To be honest, AX is less interesting every year. It's still got elements of fun -- we swap war stories with other members of the press corps, chat with friends we see once a year, drink and listen to indie bands, but it's no longer the center of the year. It's a behemoth, and we dread it.
And it's hard to express how sad that is, how much we've relied on enjoying AX throughout the years. We worried, we pushed, but ultimately the boondoggles and mismanagement overwhelmed the bright spots. (And there are bright spots. That's the worst part, in some ways.)
But what can we do? Offer advice and hope. We'll be back, after all.
First, AX: again we had half-empty venues. Not even Pornograffiti managed to fill their space, and they were in Club Nokia! We've said this before, but apparently it has to be said again: Your first goal is to keep main events filled. Otherwise you have fiascos like Morning Musume and Gackt. These acts are lured by the idea of playing to a large and receptive American audience, and you owe it to them to deliver. Charge for tickets if the venue will fill. Charge for better seats or improved access. But fill the hall.
A corollary: a filled smaller venue is better than a half-filled large one. It pains me to sit in the musical performances and to look around and see the hall barely half full. I can only imagine how the guests feel -- they expect a a room full of people cheering for them, only to come out to a half empty venue. It's even worse when there are multiple musical guests, one after another, and half the audience leaves after the first act, leaving the room even emptier for the follow-up group.
This isn't as big a deal, but we'd also like to single out the handling of press photography as especially terrible. For whatever reason, AX's staff determined that photos could only be taken from one's assigned seat. This would have been tolerable if the seats weren't all the way back in the wings. It was a shortsighted policy, and it led to bad coverage. Better coverage might lead to some of that army of cosplayers thinking "hey, we should check out the events!" Just a thought.
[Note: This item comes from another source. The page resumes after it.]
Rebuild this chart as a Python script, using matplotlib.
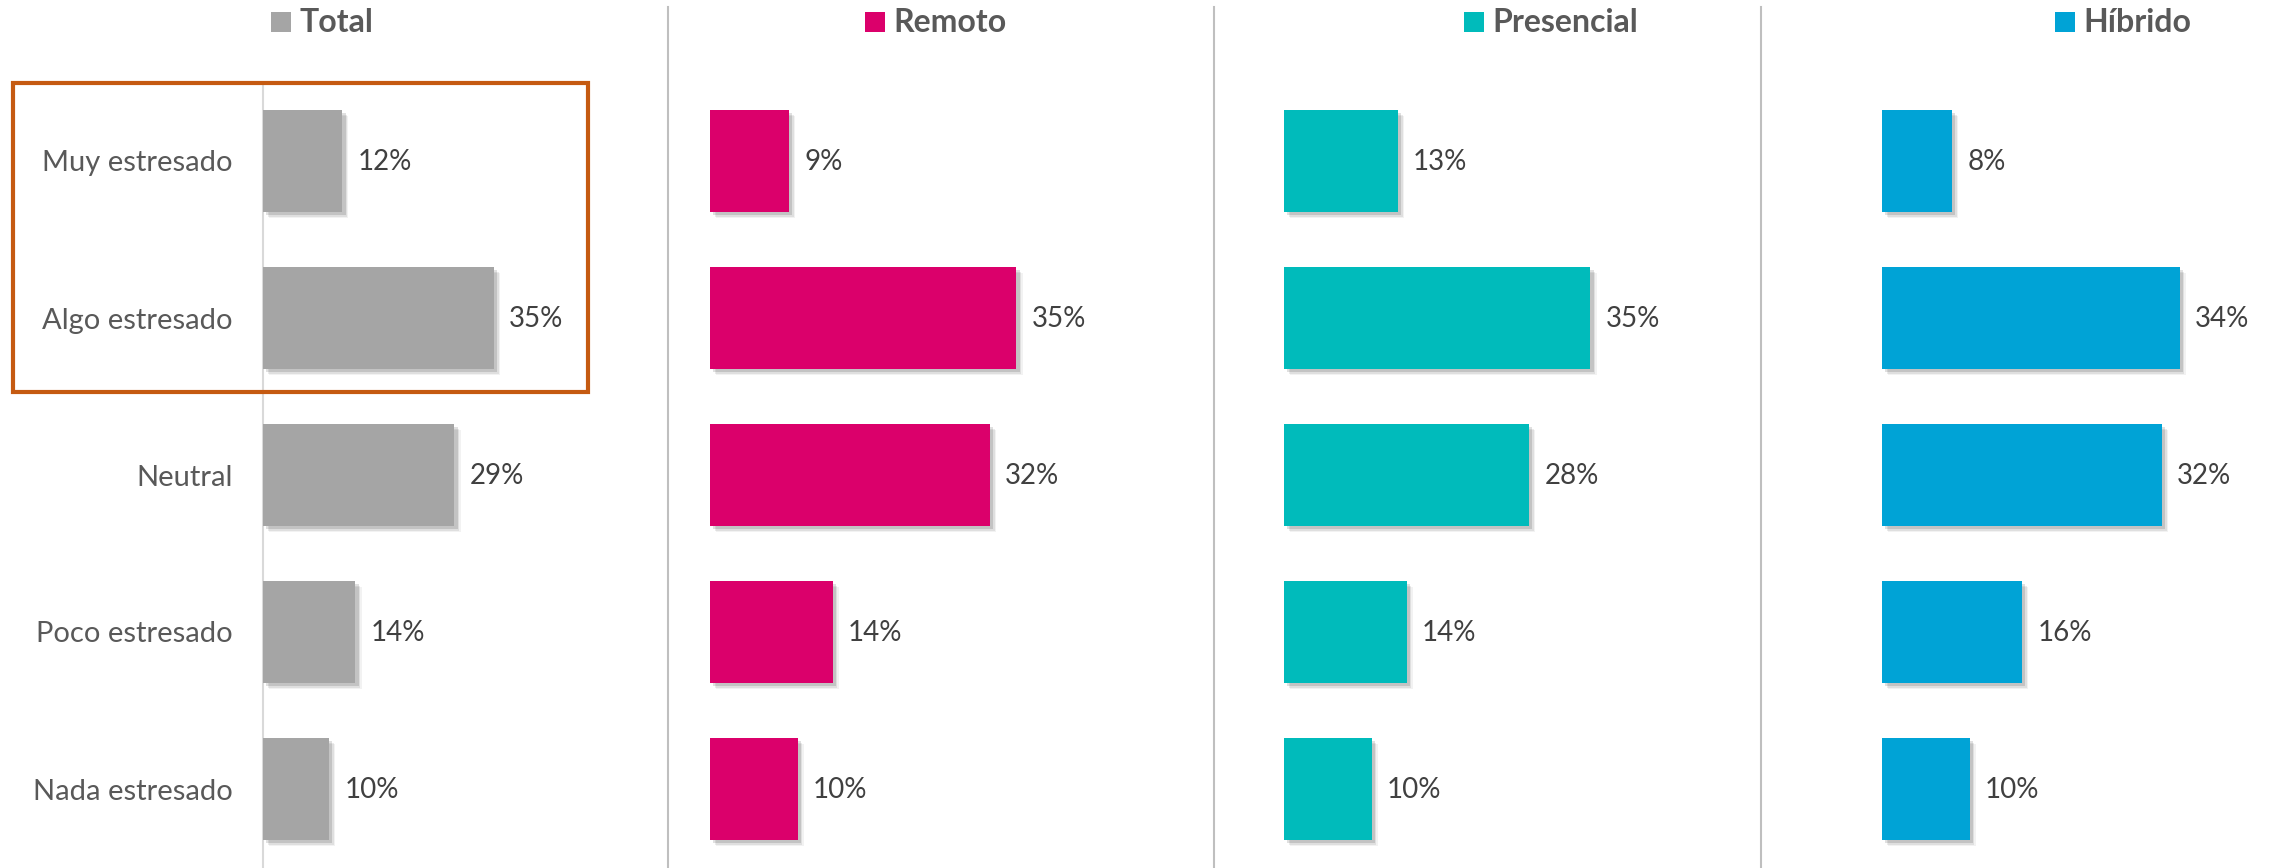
import matplotlib
matplotlib.use('Agg')
import matplotlib.pyplot as plt
import matplotlib.patheffects as pe
from matplotlib.patches import Rectangle
from matplotlib.lines import Line2D

# ─── DATOS ────────────────────────────────────────────────────────────────────
niveles = ['Muy estresado', 'Algo estresado', 'Neutral', 'Poco estresado', 'Nada estresado']

grupos = ['Total', 'Remoto', 'Presencial', 'Híbrido']

total      = [12, 35, 29, 14, 10]
remoto     = [9, 35, 32, 14, 10]
presencial = [13, 35, 28, 14, 10]
hibrido    = [8, 34, 32, 16, 10]

# ─── ESTILO ───────────────────────────────────────────────────────────────────
W, H = 2275, 868
COLORES = ['#A5A5A5', '#DB006B', '#00BBBB', '#00A3D6']
GRIS_TXT = '#595959'
GRIS_VAL = '#404040'
FUENTE = 'Lato'

plt.rcParams['font.family'] = [FUENTE, 'DejaVu Sans']


def caja(x0, y0, x1, y1):
    """Convierte una caja en píxeles (origen arriba-izq) a coords de figura."""
    return [x0 / W, 1 - y1 / H, (x1 - x0) / W, (y1 - y0) / H]


# sombra difusa: varias capas desplazadas con poca opacidad
sombra = [
    pe.SimplePatchShadow(offset=(4.5, -4.5), shadow_rgbFace='k', alpha=0.05),
    pe.SimplePatchShadow(offset=(3.5, -3.5), shadow_rgbFace='k', alpha=0.08),
    pe.SimplePatchShadow(offset=(2.5, -2.5), shadow_rgbFace='k', alpha=0.12),
    pe.Normal(),
]

fig = plt.figure(figsize=(W / 100, H / 100), dpi=100)
fig.patch.set_facecolor('white')

# (x inicio del eje en px, límite x)
paneles = [
    (263, 50),
    (710, 40),
    (1284, 40),
    (1882, 40),
]
anchos = {50: 330, 40: 350}
valores = [total, remoto, presencial, hibrido]

TOP, BOTTOM = 82.5, 867.5

for i, ((x0, xmax), vals, color) in enumerate(zip(paneles, valores, COLORES)):
    ax = fig.add_axes(caja(x0, TOP, x0 + anchos[xmax], BOTTOM))
    y = list(range(len(niveles)))
    bars = ax.barh(y, vals, height=0.65, color=color, zorder=3)
    for b in bars:
        b.set_path_effects(sombra)
    for yi, v in zip(y, vals):
        ax.annotate(f'{v}%', xy=(v, yi), xytext=(11, -1), textcoords='offset points',
                    ha='left', va='center', fontsize=20, color=GRIS_VAL)
    ax.set_xlim(0, xmax)
    ax.set_ylim(len(niveles) - 0.5, -0.5)
    ax.set_xticks([])
    for s in ['top', 'right', 'bottom']:
        ax.spines[s].set_visible(False)
    if i == 0:
        ax.spines['left'].set_color('#D9D9D9')
        ax.spines['left'].set_linewidth(1.5)
        ax.set_yticks(y)
        ax.set_yticklabels(niveles, fontsize=21, color=GRIS_TXT)
        ax.tick_params(axis='y', length=0, pad=22)
    else:
        ax.spines['left'].set_visible(False)
        ax.set_yticks([])

# ─── TÍTULOS (tipo leyenda) ───────────────────────────────────────────────────
titulos_x = [271, 865, 1464, 2055]
for nombre, color, xt in zip(grupos, COLORES, titulos_x):
    fig.patches.append(Rectangle((xt / W, 1 - 32 / H), 20 / W, 20 / H,
                                 transform=fig.transFigure, facecolor=color,
                                 edgecolor='none'))
    fig.text((xt + 28) / W, 1 - 23 / H, nombre, fontsize=23, fontweight='bold',
             color=GRIS_TXT, ha='left', va='center')

# ─── SEPARADORES ──────────────────────────────────────────────────────────────
for xd in [668, 1214, 1761]:
    fig.lines.append(Line2D([xd / W, xd / W], [0, 1 - 7 / H], transform=fig.transFigure,
                            color='#BFBFBF', linewidth=1.5))

# Recuadro de resaltado (estresados)
fig.patches.append(Rectangle((13 / W, 1 - 392 / H), 575 / W, 309 / H,
                             transform=fig.transFigure, fill=False,
                             edgecolor='#C55A11', linewidth=3))

plt.savefig('out.png', dpi=100)
plt.close()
Main events aside, the Exhibit Hall ("dealer's room", to us, but whatever) wasn't terrible. It was crowded -- a mixed blessing, but overall a good thing. I heard multiple dealers say that this was their best AX ever, and that's honestly pretty wonderful.
The one major complaint I have is that the layout could have been better. There were a bunch of bottlenecks where the aisle width changed, and this made walking around difficult. We wouldn't complain at most cons, but AX is supposed to be professional, and this sort of layout issue is bush-league.
The other layout-based problem was that the artist's alley arrangement, with seemingly endless rows dividing off the space from the main body of the hall, made it very difficult to reach the poor artists at the back. After fighting through the crowds, it was difficult to muster the strength to get through the choke points at either end of the row. It was difficult to even know they were there.
But it wasn't all negative experiences. I really enjoyed the photography space provided in the convention center. When I first heard about it, I envisioned random backgrounds with one or two props. I was not expecting whole room-size sets with large, elaborate props. And it wasn't just one set -- there was a classroom, complete with chalkboard and desks; a bedroom with bed and stuffed animals; even a torii gate with blossoming sakura trees. The sets provided a much-needed relief from the industrial look of the Los Angeles Convention center. And they were inside, in the air conditioning. Marvelous.
Another good point was that, while the registration lines looked hellishly long, snaking back and forth three or four times under the southern walkway of the convention center, the longest wait I heard about was 2 hours. Two hours, for that number of people, seems nearly miraculous. And they were even in the shade most of the time. Pure luxury!
Now that we put it into words, the major problems seem tied to the ridiculous monetization efforts -- but it's not just the money. We buy our badges, and we like to think that we're getting fair value for them. Surcharges erode that belief, especially on fan-based events like the Masquerade. I'm fine with premium concert seating, but there are limits.
On the other hand, whatever you did to registration, keep doing it, and don't get complacent. Try to find areas to improve it so that the maximum wait isn't two hours out in the Los Angeles heat. And definitely bring back the photo sets. I liked that.